[Work to be completed] From the entries below, copy every line that holds the word "diagram".

═════ Given data

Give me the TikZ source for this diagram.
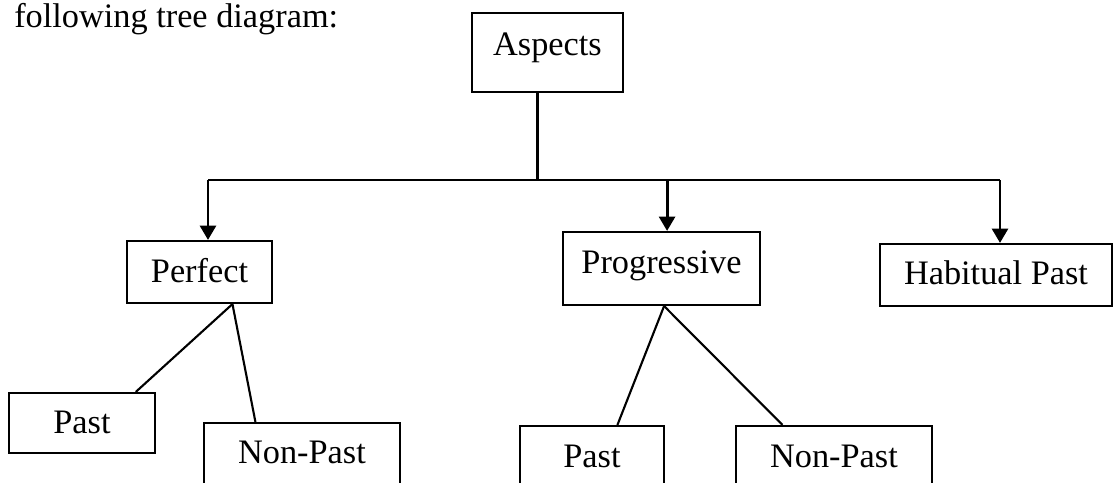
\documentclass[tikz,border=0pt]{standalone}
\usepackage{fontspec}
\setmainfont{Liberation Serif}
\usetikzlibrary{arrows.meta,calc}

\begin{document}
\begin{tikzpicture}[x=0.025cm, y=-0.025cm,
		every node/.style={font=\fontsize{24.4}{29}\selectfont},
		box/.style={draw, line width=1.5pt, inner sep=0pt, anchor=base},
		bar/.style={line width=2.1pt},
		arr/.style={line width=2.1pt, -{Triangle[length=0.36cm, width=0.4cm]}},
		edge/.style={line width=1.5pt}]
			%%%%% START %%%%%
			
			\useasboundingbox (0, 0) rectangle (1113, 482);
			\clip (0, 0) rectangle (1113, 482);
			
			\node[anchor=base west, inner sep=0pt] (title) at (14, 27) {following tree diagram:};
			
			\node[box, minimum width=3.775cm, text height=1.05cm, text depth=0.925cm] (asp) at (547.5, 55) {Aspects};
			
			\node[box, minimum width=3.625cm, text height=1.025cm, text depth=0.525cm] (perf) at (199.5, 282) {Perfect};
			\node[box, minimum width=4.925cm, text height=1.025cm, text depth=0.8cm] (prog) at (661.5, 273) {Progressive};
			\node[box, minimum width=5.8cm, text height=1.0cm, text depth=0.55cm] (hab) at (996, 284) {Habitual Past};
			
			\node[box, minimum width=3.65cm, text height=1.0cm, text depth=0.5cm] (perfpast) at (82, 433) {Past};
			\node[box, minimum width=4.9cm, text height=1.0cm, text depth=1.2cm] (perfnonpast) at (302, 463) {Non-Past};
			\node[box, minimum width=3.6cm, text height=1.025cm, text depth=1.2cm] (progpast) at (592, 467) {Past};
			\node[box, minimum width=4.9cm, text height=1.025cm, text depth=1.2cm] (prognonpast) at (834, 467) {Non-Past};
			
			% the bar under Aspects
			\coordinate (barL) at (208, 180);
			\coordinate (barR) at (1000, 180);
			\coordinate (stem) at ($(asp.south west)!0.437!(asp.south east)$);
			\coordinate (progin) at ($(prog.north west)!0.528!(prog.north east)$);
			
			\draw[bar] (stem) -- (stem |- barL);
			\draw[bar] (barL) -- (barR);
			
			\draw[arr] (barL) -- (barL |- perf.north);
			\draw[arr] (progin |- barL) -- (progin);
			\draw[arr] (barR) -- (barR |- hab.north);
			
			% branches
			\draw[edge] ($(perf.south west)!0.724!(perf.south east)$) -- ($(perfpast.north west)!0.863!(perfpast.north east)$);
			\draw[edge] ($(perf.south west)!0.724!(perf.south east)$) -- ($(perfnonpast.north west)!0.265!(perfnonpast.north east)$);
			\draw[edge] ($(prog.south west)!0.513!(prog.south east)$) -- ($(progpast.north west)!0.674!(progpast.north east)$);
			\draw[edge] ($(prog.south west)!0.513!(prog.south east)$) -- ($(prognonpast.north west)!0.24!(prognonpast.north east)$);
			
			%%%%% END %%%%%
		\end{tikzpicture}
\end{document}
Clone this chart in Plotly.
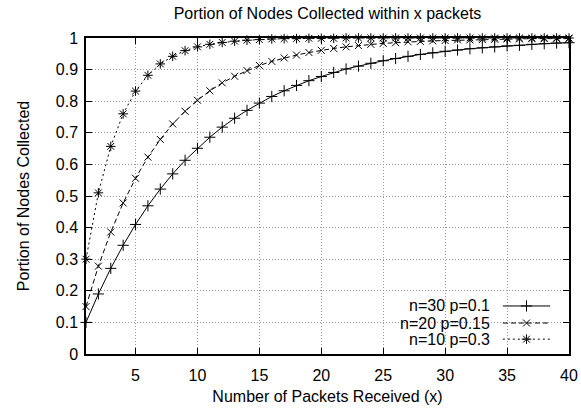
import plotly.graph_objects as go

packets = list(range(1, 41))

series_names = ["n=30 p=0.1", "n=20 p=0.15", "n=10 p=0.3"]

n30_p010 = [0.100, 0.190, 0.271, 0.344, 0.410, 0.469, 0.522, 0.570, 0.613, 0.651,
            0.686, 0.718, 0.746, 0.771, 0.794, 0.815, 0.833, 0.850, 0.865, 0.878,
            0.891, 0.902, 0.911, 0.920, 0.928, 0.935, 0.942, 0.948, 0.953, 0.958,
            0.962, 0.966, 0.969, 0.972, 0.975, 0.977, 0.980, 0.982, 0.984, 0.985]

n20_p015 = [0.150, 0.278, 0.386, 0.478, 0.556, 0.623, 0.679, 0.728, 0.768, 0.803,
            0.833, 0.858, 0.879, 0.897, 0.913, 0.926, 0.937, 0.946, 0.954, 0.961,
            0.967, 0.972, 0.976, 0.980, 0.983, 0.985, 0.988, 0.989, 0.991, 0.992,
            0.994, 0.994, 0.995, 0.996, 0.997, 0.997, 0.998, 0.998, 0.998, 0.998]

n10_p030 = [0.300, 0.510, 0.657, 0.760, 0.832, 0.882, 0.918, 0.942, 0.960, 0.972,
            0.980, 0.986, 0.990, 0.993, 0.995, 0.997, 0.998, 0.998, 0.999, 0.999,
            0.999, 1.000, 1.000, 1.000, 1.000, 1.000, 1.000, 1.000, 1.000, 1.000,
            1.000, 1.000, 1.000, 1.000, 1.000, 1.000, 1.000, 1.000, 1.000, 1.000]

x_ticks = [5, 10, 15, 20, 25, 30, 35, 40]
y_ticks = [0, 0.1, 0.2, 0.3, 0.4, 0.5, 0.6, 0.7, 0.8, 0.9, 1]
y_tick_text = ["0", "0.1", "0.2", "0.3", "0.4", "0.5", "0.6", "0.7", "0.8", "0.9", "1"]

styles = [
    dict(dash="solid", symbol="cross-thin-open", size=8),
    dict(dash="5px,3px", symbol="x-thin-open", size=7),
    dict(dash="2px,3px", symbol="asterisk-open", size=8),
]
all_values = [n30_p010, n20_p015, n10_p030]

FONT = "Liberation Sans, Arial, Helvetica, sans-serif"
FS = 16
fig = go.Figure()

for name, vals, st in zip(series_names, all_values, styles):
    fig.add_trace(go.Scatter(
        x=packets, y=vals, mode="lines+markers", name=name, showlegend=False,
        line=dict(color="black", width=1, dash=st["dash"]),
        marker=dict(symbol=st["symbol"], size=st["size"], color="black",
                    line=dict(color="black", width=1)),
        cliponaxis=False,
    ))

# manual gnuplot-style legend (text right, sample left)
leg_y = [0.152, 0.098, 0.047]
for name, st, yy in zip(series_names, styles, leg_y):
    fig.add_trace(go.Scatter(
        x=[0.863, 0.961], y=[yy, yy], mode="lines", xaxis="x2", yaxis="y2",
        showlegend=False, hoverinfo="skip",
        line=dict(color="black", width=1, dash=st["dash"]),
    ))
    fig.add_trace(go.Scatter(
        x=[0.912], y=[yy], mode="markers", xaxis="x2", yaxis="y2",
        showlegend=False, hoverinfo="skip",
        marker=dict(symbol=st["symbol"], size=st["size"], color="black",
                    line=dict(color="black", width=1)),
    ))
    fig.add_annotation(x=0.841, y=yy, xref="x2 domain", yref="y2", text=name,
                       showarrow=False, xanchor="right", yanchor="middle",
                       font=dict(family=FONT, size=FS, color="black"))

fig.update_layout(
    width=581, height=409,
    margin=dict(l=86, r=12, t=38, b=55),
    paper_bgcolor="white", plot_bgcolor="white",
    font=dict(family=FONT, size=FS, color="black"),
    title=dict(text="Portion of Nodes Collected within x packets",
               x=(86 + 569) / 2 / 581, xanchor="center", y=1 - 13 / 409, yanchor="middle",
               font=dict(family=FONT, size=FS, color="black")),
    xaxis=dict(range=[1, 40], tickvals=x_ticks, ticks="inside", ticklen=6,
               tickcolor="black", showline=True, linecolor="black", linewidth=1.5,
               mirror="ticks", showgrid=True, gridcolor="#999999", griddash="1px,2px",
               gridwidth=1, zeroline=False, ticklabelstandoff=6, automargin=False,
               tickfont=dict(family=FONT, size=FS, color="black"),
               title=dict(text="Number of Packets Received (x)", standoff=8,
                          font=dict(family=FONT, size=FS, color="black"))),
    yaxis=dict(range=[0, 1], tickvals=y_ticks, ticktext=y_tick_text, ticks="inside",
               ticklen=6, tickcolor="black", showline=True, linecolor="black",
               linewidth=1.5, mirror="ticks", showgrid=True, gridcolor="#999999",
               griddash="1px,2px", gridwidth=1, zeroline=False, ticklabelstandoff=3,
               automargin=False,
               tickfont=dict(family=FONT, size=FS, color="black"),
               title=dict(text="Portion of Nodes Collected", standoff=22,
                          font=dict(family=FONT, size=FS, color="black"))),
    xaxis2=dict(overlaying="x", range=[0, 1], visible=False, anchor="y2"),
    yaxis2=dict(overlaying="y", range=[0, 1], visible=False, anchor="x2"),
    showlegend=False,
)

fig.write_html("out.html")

══════════

[Solution for this task]
Give me the TikZ source for this diagram.
			\node[anchor=base west, inner sep=0pt] (title) at (14, 27) {following tree diagram:};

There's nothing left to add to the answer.